**Prompt**
Output the material word for word. Leave each picture out.

**Material provided**
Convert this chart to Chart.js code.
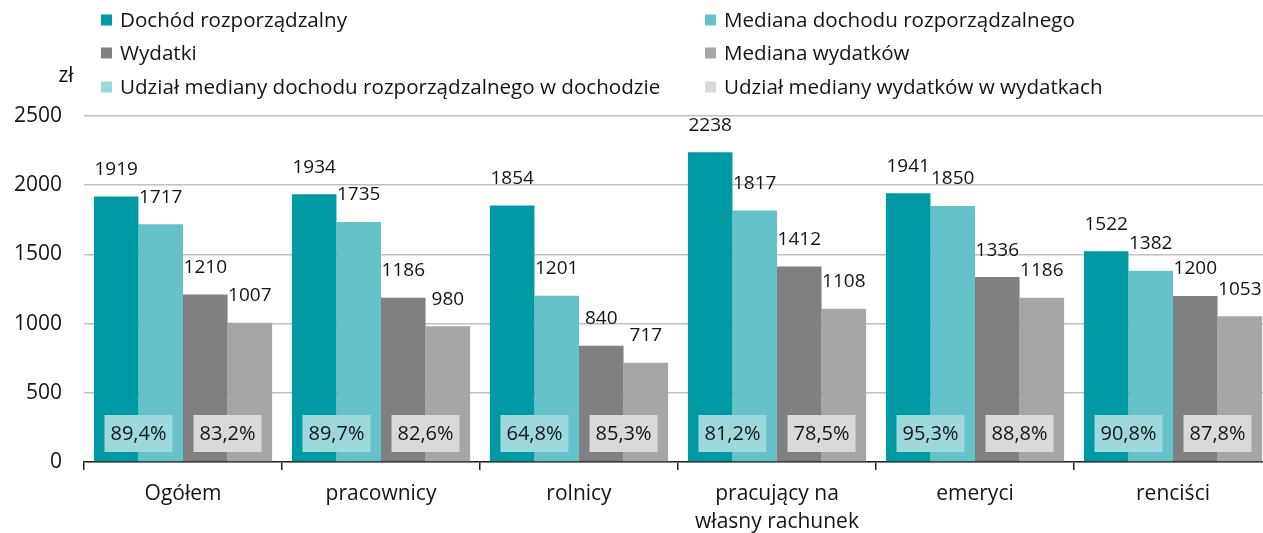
<!DOCTYPE html>
<html>
<head>
<meta charset="utf-8">
<script src="https://cdn.jsdelivr.net/npm/chart.js@4/dist/chart.umd.min.js"></script>
<style>
html, body { margin: 0; padding: 0; overflow: hidden; background: #fff; }
#wrap { width: 1272px; height: 533px; position: relative; }
</style>
</head>
<body>
<div id="wrap"><canvas id="chart"></canvas></div>
<script>
// data
const categories = ['Ogółem', 'pracownicy', 'rolnicy', ['pracujący na', 'własny rachunek'], 'emeryci', 'renciści'];
const income = [1919, 1934, 1854, 2238, 1941, 1522];
const incomeMedian = [1717, 1735, 1201, 1817, 1850, 1382];
const expenses = [1210, 1186, 840, 1412, 1336, 1200];
const expensesMedian = [1007, 980, 717, 1108, 1186, 1053];
const incomeShare = [89.4, 89.7, 64.8, 81.2, 95.3, 90.8];
const expensesShare = [83.2, 82.6, 85.3, 78.5, 88.8, 87.8];

const teal = '#009aa4';
const tealLight = '#66c2c9';
const tealBox = '#9dd8dc';
const grayDark = '#808080';
const grayMid = '#a6a6a6';
const grayBox = '#d9d9d9';
const textColor = '#141414';
const fontFamily = "'Open Sans', sans-serif";

const legendItems = [
    { label: 'Dochód rozporządzalny', color: teal },
    { label: 'Mediana dochodu rozporządzalnego', color: tealLight },
    { label: 'Wydatki', color: grayDark },
    { label: 'Mediana wydatków', color: grayMid },
    { label: 'Udział mediany dochodu rozporządzalnego w dochodzie', color: tealBox },
    { label: 'Udział mediany wydatków w wydatkach', color: grayBox }
];

function fmtShare(v) {
    return v.toFixed(1).replace('.', ',') + '%';
}

const labelsPlugin = {
    id: 'labels',
    afterDatasetsDraw(chart) {
        const ctx = chart.ctx;
        ctx.save();
        ctx.fillStyle = textColor;
        ctx.font = '19px ' + fontFamily;
        ctx.textAlign = 'center';
        ctx.textBaseline = 'middle';
        chart.data.datasets.forEach((ds, di) => {
            chart.getDatasetMeta(di).data.forEach((bar, i) => {
                ctx.fillText(String(ds.data[i]), bar.x, bar.y - 27);
            });
        });

        // share boxes between the bar pairs
        const bottom = chart.chartArea.bottom;
        const m0 = chart.getDatasetMeta(0).data;
        const m1 = chart.getDatasetMeta(1).data;
        const m2 = chart.getDatasetMeta(2).data;
        const m3 = chart.getDatasetMeta(3).data;
        ctx.font = '20px ' + fontFamily;
        const drawBox = (cx, text, color) => {
            const w = 68, h = 37, cy = bottom - 28.5;
            ctx.fillStyle = color;
            ctx.fillRect(cx - w / 2, cy - h / 2, w, h);
            ctx.fillStyle = textColor;
            ctx.fillText(text, cx, cy + 1);
        };
        for (let i = 0; i < categories.length; i++) {
            drawBox((m0[i].x + m1[i].x) / 2, fmtShare(incomeShare[i]), tealBox);
            drawBox((m2[i].x + m3[i].x) / 2, fmtShare(expensesShare[i]), grayBox);
        }
        ctx.restore();
    },
    afterDraw(chart) {
        const ctx = chart.ctx;
        ctx.save();
        ctx.font = '20.6px ' + fontFamily;
        ctx.textBaseline = 'middle';
        const colX = [101, 705];
        const rowY = [20, 53, 87];
        legendItems.forEach((item, k) => {
            const x = colX[k % 2], y = rowY[Math.floor(k / 2)];
            ctx.fillStyle = item.color;
            ctx.fillRect(x, y - 5.5, 11, 11);
            ctx.fillStyle = textColor;
            ctx.textAlign = 'left';
            ctx.fillText(item.label, x + 19, y + 1);
        });
        ctx.textAlign = 'center';
        ctx.font = '21px ' + fontFamily;
        ctx.fillText('zł', 66, 76);
        ctx.restore();
    }
};

new Chart(document.getElementById('chart'), {
    type: 'bar',
    data: {
        labels: categories,
        datasets: [
            { label: legendItems[0].label, data: income, backgroundColor: teal },
            { label: legendItems[1].label, data: incomeMedian, backgroundColor: tealLight },
            { label: legendItems[2].label, data: expenses, backgroundColor: grayDark },
            { label: legendItems[3].label, data: expensesMedian, backgroundColor: grayMid }
        ]
    },
    options: {
        responsive: true,
        maintainAspectRatio: false,
        animation: false,
        layout: { padding: { top: 116, left: 0, right: 0, bottom: 0 } },
        categoryPercentage: 0.9,
        barPercentage: 1.0,
        plugins: {
            legend: { display: false },
            tooltip: { enabled: false }
        },
        scales: {
            x: {
                afterFit(scale) { scale.height = 71; },
                grid: {
                    display: true,
                    drawOnChartArea: false,
                    drawTicks: true,
                    tickLength: 8,
                    offset: true,
                    color: '#222',
                    lineWidth: 1.5
                },
                border: { display: true, color: '#222', width: 1.5 },
                ticks: {
                    color: textColor,
                    padding: 10,
                    font: { family: fontFamily, size: 21, lineHeight: 1.33 },
                    maxRotation: 0,
                    autoSkip: false
                }
            },
            y: {
                min: 0,
                max: 2500,
                afterFit(scale) { scale.width = 84; },
                grid: { color: '#c0c0c0', lineWidth: 1.5, drawTicks: false },
                border: { display: false },
                ticks: {
                    stepSize: 500,
                    color: textColor,
                    padding: 22,
                    font: { family: fontFamily, size: 21 },
                    callback: (v) => String(v)
                }
            }
        }
    },
    plugins: [labelsPlugin]
});
</script>
</body>
</html>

**Answer to the problem**
Convert this chart to Chart.js code.
<!DOCTYPE html>
<html>
<head>
<meta charset="utf-8">
<script src="https://cdn.jsdelivr.net/npm/chart.js@4/dist/chart.umd.min.js"></script>
<style>
html, body { margin: 0; padding: 0; overflow: hidden; background: #fff; }
#wrap { width: 1272px; height: 533px; position: relative; }
</style>
</head>
<body>
<div id="wrap"><canvas id="chart"></canvas></div>
<script>
// data
const categories = ['Ogółem', 'pracownicy', 'rolnicy', ['pracujący na', 'własny rachunek'], 'emeryci', 'renciści'];
const income = [1919, 1934, 1854, 2238, 1941, 1522];
const incomeMedian = [1717, 1735, 1201, 1817, 1850, 1382];
const expenses = [1210, 1186, 840, 1412, 1336, 1200];
const expensesMedian = [1007, 980, 717, 1108, 1186, 1053];
const incomeShare = [89.4, 89.7, 64.8, 81.2, 95.3, 90.8];
const expensesShare = [83.2, 82.6, 85.3, 78.5, 88.8, 87.8];

const teal = '#009aa4';
const tealLight = '#66c2c9';
const tealBox = '#9dd8dc';
const grayDark = '#808080';
const grayMid = '#a6a6a6';
const grayBox = '#d9d9d9';
const textColor = '#141414';
const fontFamily = "'Open Sans', sans-serif";

const legendItems = [
    { label: 'Dochód rozporządzalny', color: teal },
    { label: 'Mediana dochodu rozporządzalnego', color: tealLight },
    { label: 'Wydatki', color: grayDark },
    { label: 'Mediana wydatków', color: grayMid },
    { label: 'Udział mediany dochodu rozporządzalnego w dochodzie', color: tealBox },
    { label: 'Udział mediany wydatków w wydatkach', color: grayBox }
];

function fmtShare(v) {
    return v.toFixed(1).replace('.', ',') + '%';
}

const labelsPlugin = {
    id: 'labels',
    afterDatasetsDraw(chart) {
        const ctx = chart.ctx;
        ctx.save();
        ctx.fillStyle = textColor;
        ctx.font = '19px ' + fontFamily;
        ctx.textAlign = 'center';
        ctx.textBaseline = 'middle';
        chart.data.datasets.forEach((ds, di) => {
            chart.getDatasetMeta(di).data.forEach((bar, i) => {
                ctx.fillText(String(ds.data[i]), bar.x, bar.y - 27);
            });
        });

        // share boxes between the bar pairs
        const bottom = chart.chartArea.bottom;
        const m0 = chart.getDatasetMeta(0).data;
        const m1 = chart.getDatasetMeta(1).data;
        const m2 = chart.getDatasetMeta(2).data;
        const m3 = chart.getDatasetMeta(3).data;
        ctx.font = '20px ' + fontFamily;
        const drawBox = (cx, text, color) => {
            const w = 68, h = 37, cy = bottom - 28.5;
            ctx.fillStyle = color;
            ctx.fillRect(cx - w / 2, cy - h / 2, w, h);
            ctx.fillStyle = textColor;
            ctx.fillText(text, cx, cy + 1);
        };
        for (let i = 0; i < categories.length; i++) {
            drawBox((m0[i].x + m1[i].x) / 2, fmtShare(incomeShare[i]), tealBox);
            drawBox((m2[i].x + m3[i].x) / 2, fmtShare(expensesShare[i]), grayBox);
        }
        ctx.restore();
    },
    afterDraw(chart) {
        const ctx = chart.ctx;
        ctx.save();
        ctx.font = '20.6px ' + fontFamily;
        ctx.textBaseline = 'middle';
        const colX = [101, 705];
        const rowY = [20, 53, 87];
        legendItems.forEach((item, k) => {
            const x = colX[k % 2], y = rowY[Math.floor(k / 2)];
            ctx.fillStyle = item.color;
            ctx.fillRect(x, y - 5.5, 11, 11);
            ctx.fillStyle = textColor;
            ctx.textAlign = 'left';
            ctx.fillText(item.label, x + 19, y + 1);
        });
        ctx.textAlign = 'center';
        ctx.font = '21px ' + fontFamily;
        ctx.fillText('zł', 66, 76);
        ctx.restore();
    }
};

new Chart(document.getElementById('chart'), {
    type: 'bar',
    data: {
        labels: categories,
        datasets: [
            { label: legendItems[0].label, data: income, backgroundColor: teal },
            { label: legendItems[1].label, data: incomeMedian, backgroundColor: tealLight },
            { label: legendItems[2].label, data: expenses, backgroundColor: grayDark },
            { label: legendItems[3].label, data: expensesMedian, backgroundColor: grayMid }
        ]
    },
    options: {
        responsive: true,
        maintainAspectRatio: false,
        animation: false,
        layout: { padding: { top: 116, left: 0, right: 0, bottom: 0 } },
        categoryPercentage: 0.9,
        barPercentage: 1.0,
        plugins: {
            legend: { display: false },
            tooltip: { enabled: false }
        },
        scales: {
            x: {
                afterFit(scale) { scale.height = 71; },
                grid: {
                    display: true,
                    drawOnChartArea: false,
                    drawTicks: true,
                    tickLength: 8,
                    offset: true,
                    color: '#222',
                    lineWidth: 1.5
                },
                border: { display: true, color: '#222', width: 1.5 },
                ticks: {
                    color: textColor,
                    padding: 10,
                    font: { family: fontFamily, size: 21, lineHeight: 1.33 },
                    maxRotation: 0,
                    autoSkip: false
                }
            },
            y: {
                min: 0,
                max: 2500,
                afterFit(scale) { scale.width = 84; },
                grid: { color: '#c0c0c0', lineWidth: 1.5, drawTicks: false },
                border: { display: false },
                ticks: {
                    stepSize: 500,
                    color: textColor,
                    padding: 22,
                    font: { family: fontFamily, size: 21 },
                    callback: (v) => String(v)
                }
            }
        }
    },
    plugins: [labelsPlugin]
});
</script>
</body>
</html>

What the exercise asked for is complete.